Job: Taking the data below, please print only the lines from the line holding "Emit a Python" to the line holding "label='Kmeans', clip_on=False)", inclusive, with pictures omitted.

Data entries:
• • •

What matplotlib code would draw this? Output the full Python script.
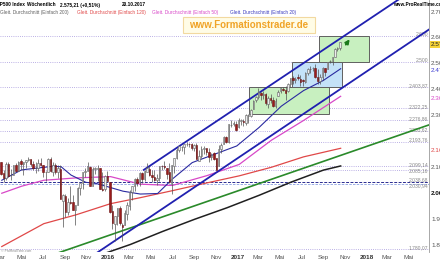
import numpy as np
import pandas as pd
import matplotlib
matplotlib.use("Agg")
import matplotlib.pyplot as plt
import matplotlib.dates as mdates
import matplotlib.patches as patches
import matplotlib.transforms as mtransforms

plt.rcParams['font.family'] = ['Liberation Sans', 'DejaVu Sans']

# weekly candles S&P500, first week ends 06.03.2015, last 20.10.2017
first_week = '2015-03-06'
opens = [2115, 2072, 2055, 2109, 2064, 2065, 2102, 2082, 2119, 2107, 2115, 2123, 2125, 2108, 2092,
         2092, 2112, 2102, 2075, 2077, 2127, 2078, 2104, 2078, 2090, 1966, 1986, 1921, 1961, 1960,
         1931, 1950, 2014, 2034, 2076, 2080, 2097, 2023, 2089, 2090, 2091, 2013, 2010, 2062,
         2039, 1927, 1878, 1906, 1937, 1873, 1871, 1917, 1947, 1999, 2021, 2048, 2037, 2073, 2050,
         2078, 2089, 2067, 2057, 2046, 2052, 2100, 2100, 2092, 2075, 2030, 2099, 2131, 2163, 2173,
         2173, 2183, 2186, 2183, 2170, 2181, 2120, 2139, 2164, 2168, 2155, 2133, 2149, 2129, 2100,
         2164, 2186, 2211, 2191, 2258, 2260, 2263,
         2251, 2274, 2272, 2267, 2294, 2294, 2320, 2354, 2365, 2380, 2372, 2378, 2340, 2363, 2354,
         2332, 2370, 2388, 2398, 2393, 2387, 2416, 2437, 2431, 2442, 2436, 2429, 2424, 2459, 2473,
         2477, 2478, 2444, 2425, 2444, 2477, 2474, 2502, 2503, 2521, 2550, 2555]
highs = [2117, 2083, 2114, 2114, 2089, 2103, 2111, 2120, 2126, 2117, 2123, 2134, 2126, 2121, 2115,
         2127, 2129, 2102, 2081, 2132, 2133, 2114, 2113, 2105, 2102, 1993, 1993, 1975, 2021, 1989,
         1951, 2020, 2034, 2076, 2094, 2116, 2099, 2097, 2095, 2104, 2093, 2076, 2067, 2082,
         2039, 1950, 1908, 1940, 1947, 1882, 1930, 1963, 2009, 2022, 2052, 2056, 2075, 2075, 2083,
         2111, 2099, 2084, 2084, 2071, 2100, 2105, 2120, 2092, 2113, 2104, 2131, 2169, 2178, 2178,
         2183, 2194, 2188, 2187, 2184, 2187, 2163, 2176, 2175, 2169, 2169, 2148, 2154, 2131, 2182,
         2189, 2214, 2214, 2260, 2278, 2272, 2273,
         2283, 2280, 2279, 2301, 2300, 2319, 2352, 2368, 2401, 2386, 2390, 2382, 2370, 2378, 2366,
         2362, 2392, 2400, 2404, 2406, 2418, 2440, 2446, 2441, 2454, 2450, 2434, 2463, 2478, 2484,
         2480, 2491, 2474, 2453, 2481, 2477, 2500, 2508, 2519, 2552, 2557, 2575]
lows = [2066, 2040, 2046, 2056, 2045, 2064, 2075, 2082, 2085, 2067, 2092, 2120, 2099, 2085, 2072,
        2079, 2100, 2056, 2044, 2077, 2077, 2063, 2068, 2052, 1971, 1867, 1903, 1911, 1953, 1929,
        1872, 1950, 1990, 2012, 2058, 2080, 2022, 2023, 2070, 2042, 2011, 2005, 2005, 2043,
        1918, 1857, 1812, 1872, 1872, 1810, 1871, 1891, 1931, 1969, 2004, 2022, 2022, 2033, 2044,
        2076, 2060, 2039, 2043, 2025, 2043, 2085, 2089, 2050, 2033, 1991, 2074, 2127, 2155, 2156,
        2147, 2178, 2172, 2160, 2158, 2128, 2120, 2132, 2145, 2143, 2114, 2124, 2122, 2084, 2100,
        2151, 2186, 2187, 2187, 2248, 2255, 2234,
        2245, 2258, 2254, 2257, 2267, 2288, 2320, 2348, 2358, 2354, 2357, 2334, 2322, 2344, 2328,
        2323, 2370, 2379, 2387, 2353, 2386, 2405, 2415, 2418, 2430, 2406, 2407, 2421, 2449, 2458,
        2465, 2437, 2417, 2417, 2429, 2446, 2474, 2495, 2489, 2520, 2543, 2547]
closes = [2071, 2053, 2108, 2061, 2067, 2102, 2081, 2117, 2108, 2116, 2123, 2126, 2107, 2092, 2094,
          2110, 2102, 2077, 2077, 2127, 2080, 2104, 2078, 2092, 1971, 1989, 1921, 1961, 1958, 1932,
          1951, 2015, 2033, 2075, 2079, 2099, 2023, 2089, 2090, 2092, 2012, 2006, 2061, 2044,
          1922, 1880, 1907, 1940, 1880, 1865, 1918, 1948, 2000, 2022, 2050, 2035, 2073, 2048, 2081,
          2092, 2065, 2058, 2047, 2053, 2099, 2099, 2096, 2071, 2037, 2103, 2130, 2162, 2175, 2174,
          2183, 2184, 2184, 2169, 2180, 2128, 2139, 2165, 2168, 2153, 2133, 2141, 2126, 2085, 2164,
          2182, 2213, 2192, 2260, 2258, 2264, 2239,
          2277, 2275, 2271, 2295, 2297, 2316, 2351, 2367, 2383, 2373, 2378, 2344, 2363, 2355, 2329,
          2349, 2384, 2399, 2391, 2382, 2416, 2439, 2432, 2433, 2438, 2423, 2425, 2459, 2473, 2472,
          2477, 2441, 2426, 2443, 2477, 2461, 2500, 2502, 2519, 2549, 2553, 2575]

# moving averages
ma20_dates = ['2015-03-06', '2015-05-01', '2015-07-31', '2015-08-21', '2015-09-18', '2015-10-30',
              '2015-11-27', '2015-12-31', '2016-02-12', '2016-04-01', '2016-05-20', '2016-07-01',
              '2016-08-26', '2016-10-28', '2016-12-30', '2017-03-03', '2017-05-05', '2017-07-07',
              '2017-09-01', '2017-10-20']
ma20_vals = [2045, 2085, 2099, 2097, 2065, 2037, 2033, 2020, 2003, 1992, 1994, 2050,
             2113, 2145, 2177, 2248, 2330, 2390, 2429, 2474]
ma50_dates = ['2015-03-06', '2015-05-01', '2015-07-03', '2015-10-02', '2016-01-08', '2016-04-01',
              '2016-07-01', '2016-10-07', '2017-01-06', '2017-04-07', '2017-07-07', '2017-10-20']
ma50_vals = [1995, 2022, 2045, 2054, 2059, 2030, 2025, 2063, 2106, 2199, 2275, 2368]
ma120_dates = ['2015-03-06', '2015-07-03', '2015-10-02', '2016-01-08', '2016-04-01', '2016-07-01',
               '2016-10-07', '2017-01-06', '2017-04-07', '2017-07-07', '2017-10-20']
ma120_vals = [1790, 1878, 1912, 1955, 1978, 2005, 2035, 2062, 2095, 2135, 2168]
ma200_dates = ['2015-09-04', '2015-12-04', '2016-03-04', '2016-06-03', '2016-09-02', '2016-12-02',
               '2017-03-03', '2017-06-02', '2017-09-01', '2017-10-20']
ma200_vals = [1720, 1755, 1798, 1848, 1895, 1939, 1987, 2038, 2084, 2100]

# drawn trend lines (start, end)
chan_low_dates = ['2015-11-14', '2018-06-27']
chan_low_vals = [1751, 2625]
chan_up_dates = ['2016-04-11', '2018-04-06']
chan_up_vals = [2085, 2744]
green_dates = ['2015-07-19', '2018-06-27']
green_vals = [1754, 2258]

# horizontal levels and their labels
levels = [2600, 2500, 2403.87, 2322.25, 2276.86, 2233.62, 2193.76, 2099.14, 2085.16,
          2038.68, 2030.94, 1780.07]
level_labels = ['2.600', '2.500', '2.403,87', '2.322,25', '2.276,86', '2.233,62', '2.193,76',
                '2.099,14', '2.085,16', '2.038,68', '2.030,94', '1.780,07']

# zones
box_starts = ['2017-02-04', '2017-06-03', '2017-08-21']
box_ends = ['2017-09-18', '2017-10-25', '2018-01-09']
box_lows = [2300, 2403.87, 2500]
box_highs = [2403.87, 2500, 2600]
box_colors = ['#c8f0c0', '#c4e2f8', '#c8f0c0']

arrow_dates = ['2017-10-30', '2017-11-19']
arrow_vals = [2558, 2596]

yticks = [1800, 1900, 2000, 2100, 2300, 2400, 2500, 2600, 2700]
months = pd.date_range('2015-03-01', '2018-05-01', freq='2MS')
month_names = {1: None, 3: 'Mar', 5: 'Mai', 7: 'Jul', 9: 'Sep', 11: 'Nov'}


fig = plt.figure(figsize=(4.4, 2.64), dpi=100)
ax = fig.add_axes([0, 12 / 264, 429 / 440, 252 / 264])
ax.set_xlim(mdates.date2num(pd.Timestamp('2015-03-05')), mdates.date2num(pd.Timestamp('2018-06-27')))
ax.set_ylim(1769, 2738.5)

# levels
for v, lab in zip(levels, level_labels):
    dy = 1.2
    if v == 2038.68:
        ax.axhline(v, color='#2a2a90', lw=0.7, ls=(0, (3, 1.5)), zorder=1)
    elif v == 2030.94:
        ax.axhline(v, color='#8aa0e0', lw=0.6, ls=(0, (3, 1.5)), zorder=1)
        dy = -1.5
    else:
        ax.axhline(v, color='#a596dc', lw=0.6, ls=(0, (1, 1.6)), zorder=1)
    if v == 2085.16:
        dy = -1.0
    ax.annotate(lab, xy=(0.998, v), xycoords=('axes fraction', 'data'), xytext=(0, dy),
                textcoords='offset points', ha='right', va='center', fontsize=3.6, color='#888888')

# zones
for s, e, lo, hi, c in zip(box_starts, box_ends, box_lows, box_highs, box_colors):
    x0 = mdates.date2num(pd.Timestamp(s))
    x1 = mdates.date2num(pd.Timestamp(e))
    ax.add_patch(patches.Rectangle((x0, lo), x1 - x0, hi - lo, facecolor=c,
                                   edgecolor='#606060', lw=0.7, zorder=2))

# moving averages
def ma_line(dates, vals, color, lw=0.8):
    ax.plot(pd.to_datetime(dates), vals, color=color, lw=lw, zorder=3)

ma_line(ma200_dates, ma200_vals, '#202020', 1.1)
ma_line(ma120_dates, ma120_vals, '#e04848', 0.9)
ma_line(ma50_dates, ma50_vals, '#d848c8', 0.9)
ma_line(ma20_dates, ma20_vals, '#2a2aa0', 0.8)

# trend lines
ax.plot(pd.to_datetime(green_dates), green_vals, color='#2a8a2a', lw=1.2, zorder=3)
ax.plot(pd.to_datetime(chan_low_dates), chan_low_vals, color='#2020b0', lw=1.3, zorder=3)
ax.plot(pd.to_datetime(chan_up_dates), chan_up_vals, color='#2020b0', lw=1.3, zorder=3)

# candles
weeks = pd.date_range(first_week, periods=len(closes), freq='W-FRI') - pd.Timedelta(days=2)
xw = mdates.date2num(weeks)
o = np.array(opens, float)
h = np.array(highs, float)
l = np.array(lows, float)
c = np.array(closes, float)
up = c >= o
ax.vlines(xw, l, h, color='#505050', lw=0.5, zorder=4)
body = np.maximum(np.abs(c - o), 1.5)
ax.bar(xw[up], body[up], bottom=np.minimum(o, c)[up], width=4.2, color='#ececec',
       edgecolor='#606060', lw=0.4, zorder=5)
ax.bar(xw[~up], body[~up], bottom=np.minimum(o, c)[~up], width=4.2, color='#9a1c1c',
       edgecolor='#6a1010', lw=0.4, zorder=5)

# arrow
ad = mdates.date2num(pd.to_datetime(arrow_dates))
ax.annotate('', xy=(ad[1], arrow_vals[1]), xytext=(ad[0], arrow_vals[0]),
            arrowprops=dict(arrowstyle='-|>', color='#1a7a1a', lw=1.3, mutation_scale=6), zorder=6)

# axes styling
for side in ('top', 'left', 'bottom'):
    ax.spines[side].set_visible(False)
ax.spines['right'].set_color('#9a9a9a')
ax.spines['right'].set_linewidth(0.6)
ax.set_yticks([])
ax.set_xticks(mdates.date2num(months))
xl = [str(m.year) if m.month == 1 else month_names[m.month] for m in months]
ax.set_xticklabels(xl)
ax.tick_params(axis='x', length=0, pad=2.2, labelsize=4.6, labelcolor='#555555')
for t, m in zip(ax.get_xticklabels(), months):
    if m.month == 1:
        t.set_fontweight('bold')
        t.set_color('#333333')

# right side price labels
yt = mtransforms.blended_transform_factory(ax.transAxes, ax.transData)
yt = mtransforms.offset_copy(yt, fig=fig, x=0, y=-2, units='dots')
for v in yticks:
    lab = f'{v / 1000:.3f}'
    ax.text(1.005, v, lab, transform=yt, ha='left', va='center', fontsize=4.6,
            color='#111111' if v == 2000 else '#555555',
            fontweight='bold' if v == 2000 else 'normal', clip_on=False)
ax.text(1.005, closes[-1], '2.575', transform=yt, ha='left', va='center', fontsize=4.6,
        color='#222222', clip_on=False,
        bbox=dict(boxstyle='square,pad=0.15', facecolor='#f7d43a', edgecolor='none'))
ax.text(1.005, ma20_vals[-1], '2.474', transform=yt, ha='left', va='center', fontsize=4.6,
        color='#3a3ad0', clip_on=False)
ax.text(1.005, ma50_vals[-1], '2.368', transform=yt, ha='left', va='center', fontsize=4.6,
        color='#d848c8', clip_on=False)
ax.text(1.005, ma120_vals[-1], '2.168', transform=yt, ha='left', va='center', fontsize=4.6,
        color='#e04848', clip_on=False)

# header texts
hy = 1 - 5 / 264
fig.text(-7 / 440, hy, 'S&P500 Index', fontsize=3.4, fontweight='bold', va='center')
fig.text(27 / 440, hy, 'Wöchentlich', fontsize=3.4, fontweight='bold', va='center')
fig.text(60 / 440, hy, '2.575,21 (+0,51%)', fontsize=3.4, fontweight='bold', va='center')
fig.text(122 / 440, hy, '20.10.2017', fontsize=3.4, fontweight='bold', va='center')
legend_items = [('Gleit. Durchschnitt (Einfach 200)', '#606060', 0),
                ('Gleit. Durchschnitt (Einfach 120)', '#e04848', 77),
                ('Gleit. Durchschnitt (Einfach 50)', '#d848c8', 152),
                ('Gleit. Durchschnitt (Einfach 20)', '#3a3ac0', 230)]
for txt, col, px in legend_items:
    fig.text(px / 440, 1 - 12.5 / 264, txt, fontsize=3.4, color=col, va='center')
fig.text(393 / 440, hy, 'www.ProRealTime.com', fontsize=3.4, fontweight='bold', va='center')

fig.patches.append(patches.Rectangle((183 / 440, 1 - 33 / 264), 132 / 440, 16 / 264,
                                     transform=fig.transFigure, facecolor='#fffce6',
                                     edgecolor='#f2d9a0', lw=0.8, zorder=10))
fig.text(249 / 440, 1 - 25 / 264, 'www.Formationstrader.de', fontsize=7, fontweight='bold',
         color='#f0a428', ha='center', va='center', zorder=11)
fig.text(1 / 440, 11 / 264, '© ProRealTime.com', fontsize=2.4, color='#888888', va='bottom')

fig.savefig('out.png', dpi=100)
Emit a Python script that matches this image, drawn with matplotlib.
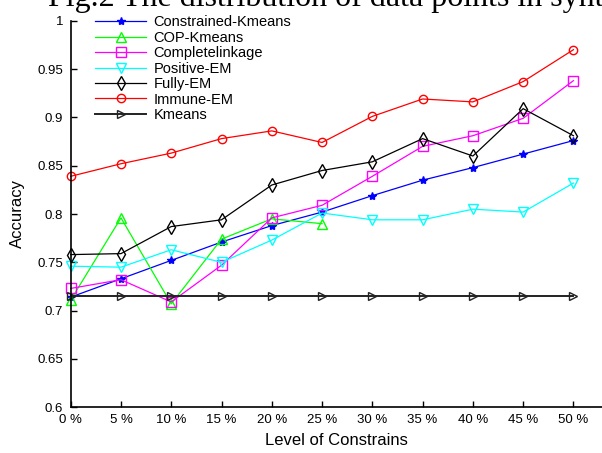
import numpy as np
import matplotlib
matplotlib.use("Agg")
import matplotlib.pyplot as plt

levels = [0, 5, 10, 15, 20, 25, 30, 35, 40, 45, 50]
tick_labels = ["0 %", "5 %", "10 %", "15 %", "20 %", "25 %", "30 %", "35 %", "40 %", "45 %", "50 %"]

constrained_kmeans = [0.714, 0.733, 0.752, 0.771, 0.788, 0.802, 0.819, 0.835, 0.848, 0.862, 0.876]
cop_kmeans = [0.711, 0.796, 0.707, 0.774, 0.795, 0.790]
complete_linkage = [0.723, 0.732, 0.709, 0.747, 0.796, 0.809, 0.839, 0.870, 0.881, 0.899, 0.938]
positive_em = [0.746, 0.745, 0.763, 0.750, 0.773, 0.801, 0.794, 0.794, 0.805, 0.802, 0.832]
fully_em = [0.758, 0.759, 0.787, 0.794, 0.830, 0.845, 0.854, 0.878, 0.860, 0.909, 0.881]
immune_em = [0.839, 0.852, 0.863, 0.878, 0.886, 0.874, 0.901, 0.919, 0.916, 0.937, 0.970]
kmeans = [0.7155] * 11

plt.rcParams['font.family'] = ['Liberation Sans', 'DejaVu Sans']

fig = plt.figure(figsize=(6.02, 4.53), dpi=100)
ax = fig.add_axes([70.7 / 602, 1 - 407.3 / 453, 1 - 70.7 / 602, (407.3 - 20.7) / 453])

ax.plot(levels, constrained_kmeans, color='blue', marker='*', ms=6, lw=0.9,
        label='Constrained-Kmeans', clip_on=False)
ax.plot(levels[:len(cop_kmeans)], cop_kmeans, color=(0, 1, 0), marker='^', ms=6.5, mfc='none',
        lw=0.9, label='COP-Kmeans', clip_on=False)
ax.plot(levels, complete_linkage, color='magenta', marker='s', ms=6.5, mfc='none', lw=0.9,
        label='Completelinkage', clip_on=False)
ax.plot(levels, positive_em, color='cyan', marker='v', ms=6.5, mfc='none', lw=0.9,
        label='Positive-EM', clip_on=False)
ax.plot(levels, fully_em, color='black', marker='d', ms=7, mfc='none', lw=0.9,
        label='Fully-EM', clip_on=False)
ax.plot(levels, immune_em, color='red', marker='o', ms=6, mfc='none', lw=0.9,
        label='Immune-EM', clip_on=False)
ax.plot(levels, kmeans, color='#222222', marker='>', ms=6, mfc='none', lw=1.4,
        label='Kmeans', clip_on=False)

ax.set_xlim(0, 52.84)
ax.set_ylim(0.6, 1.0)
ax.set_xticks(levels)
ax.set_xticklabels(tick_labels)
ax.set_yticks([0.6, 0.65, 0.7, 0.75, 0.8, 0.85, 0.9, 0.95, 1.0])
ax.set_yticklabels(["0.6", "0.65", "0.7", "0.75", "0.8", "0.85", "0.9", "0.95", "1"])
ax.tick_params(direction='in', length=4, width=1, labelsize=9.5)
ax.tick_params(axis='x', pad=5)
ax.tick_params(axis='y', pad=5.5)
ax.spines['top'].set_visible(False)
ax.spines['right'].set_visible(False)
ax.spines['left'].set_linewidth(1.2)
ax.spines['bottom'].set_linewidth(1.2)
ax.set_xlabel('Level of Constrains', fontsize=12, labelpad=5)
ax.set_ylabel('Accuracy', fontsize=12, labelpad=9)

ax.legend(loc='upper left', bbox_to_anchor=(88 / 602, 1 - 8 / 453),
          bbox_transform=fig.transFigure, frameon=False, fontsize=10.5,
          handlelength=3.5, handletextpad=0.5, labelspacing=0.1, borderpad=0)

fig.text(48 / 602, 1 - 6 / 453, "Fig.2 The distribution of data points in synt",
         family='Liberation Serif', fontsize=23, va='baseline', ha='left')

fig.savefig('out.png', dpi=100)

• • •

Task result:
Emit a Python script that matches this image, drawn with matplotlib.
import numpy as np
import matplotlib
matplotlib.use("Agg")
import matplotlib.pyplot as plt

levels = [0, 5, 10, 15, 20, 25, 30, 35, 40, 45, 50]
tick_labels = ["0 %", "5 %", "10 %", "15 %", "20 %", "25 %", "30 %", "35 %", "40 %", "45 %", "50 %"]

constrained_kmeans = [0.714, 0.733, 0.752, 0.771, 0.788, 0.802, 0.819, 0.835, 0.848, 0.862, 0.876]
cop_kmeans = [0.711, 0.796, 0.707, 0.774, 0.795, 0.790]
complete_linkage = [0.723, 0.732, 0.709, 0.747, 0.796, 0.809, 0.839, 0.870, 0.881, 0.899, 0.938]
positive_em = [0.746, 0.745, 0.763, 0.750, 0.773, 0.801, 0.794, 0.794, 0.805, 0.802, 0.832]
fully_em = [0.758, 0.759, 0.787, 0.794, 0.830, 0.845, 0.854, 0.878, 0.860, 0.909, 0.881]
immune_em = [0.839, 0.852, 0.863, 0.878, 0.886, 0.874, 0.901, 0.919, 0.916, 0.937, 0.970]
kmeans = [0.7155] * 11

plt.rcParams['font.family'] = ['Liberation Sans', 'DejaVu Sans']

fig = plt.figure(figsize=(6.02, 4.53), dpi=100)
ax = fig.add_axes([70.7 / 602, 1 - 407.3 / 453, 1 - 70.7 / 602, (407.3 - 20.7) / 453])

ax.plot(levels, constrained_kmeans, color='blue', marker='*', ms=6, lw=0.9,
        label='Constrained-Kmeans', clip_on=False)
ax.plot(levels[:len(cop_kmeans)], cop_kmeans, color=(0, 1, 0), marker='^', ms=6.5, mfc='none',
        lw=0.9, label='COP-Kmeans', clip_on=False)
ax.plot(levels, complete_linkage, color='magenta', marker='s', ms=6.5, mfc='none', lw=0.9,
        label='Completelinkage', clip_on=False)
ax.plot(levels, positive_em, color='cyan', marker='v', ms=6.5, mfc='none', lw=0.9,
        label='Positive-EM', clip_on=False)
ax.plot(levels, fully_em, color='black', marker='d', ms=7, mfc='none', lw=0.9,
        label='Fully-EM', clip_on=False)
ax.plot(levels, immune_em, color='red', marker='o', ms=6, mfc='none', lw=0.9,
        label='Immune-EM', clip_on=False)
ax.plot(levels, kmeans, color='#222222', marker='>', ms=6, mfc='none', lw=1.4,
        label='Kmeans', clip_on=False)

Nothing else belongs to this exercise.